Oleh: Anisah Nurfadilah DS
OPINI – Di balik tembok pingitan yang dahulu membatasi langkahnya, lahirlah cahaya dari seorang perempuan muda bernama Raden Ajeng Kartini. Ia bukan sekadar putri bangsawan Jawa, tetapi juga pelita yang menyalakan harapan bagi jutaan perempuan Indonesia. Melalui pena dan pikirannya, Kartini menulis surat-surat penuh semangat dan cita-cita tentang dunia yang timpang dan tidak adil bagi kaumnya. Kata-katanya menembus batas sosial dan budaya, menggugat ketidakadilan yang membelenggu perempuan pada zamannya.
Kartini adalah sosok emansipasi sejati menembus batas tradisi demi membuka jalan bagi pendidikan dan kesetaraan.
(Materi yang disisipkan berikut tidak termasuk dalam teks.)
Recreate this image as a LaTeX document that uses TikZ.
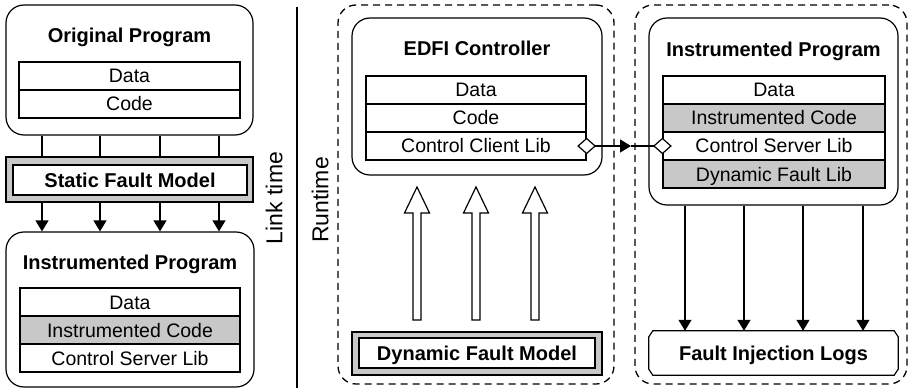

Tanggal 21 April bukan sekadar peringatan sejarah, melainkan momentum reflektif: sejauh mana kita telah melanjutkan semangat Kartini? Sejauh mana kita memberikan ruang, kesempatan, dan kepercayaan kepada perempuan untuk bersinar dan berdaya?
Kartini percaya bahwa pendidikan adalah kunci kemajuan bangsa. Gagasan itu kini terbukti: perempuan Indonesia telah melangkah jauh dari keterkungkungan masa lalu. Di era digitalisasi dan globalisasi, perempuan tampil sebagai pemimpin, inovator, pendidik, dan penggerak perubahan. Teknologi membuka pintu-pintu peluang baru, memperkuat kesadaran akan kesetaraan gender.
Namun, kemajuan ini tidak datang tanpa tantangan. Di balik pencapaian besar, perempuan masih menghadapi berbagai rintangan. Budaya patriarki masih membayangi kehidupan sehari-hari. Beban ganda antara karier dan peran domestik terus menjadi dilema. Ketimpangan upah dan kesempatan masih menjadi persoalan yang harus diselesaikan bersama.
Kartini tidak hanya menginginkan perempuan boleh sekolah atau bekerja. Ia ingin perempuan memiliki kebebasan berpikir, berpendapat, dan menentukan arah hidupnya sendiri. Emansipasi hari ini adalah tentang sejauh mana perempuan berdaya atas tubuhnya, pikirannya, dan kehidupannya. Ini bukan lagi perjuangan untuk sekadar bisa hadir, tetapi untuk benar-benar merdeka.
“Habis gelap, terbitlah terang” bukan hanya judul buku, tapi juga filosofi hidup. Kartini bukan sekadar nama dalam buku sejarah—ia adalah simbol mimpi, harapan, dan keberanian perempuan untuk melampaui batasan. Perjuangannya menjadi bukti nyata bagaimana perempuan bisa mengubah nasib kaumnya dan bangsanya.
Setiap perempuan memiliki potensi besar untuk membawa perubahan. Kartini masa kini tidak berjalan sendiri. Ia hadir dalam setiap perempuan yang berani bermimpi, bersuara, dan bergerak. Perjuangan Kartini adalah estafet yang harus terus disambut dan dilanjutkan bukan hanya untuk dirinya, tapi juga untuk sesamanya.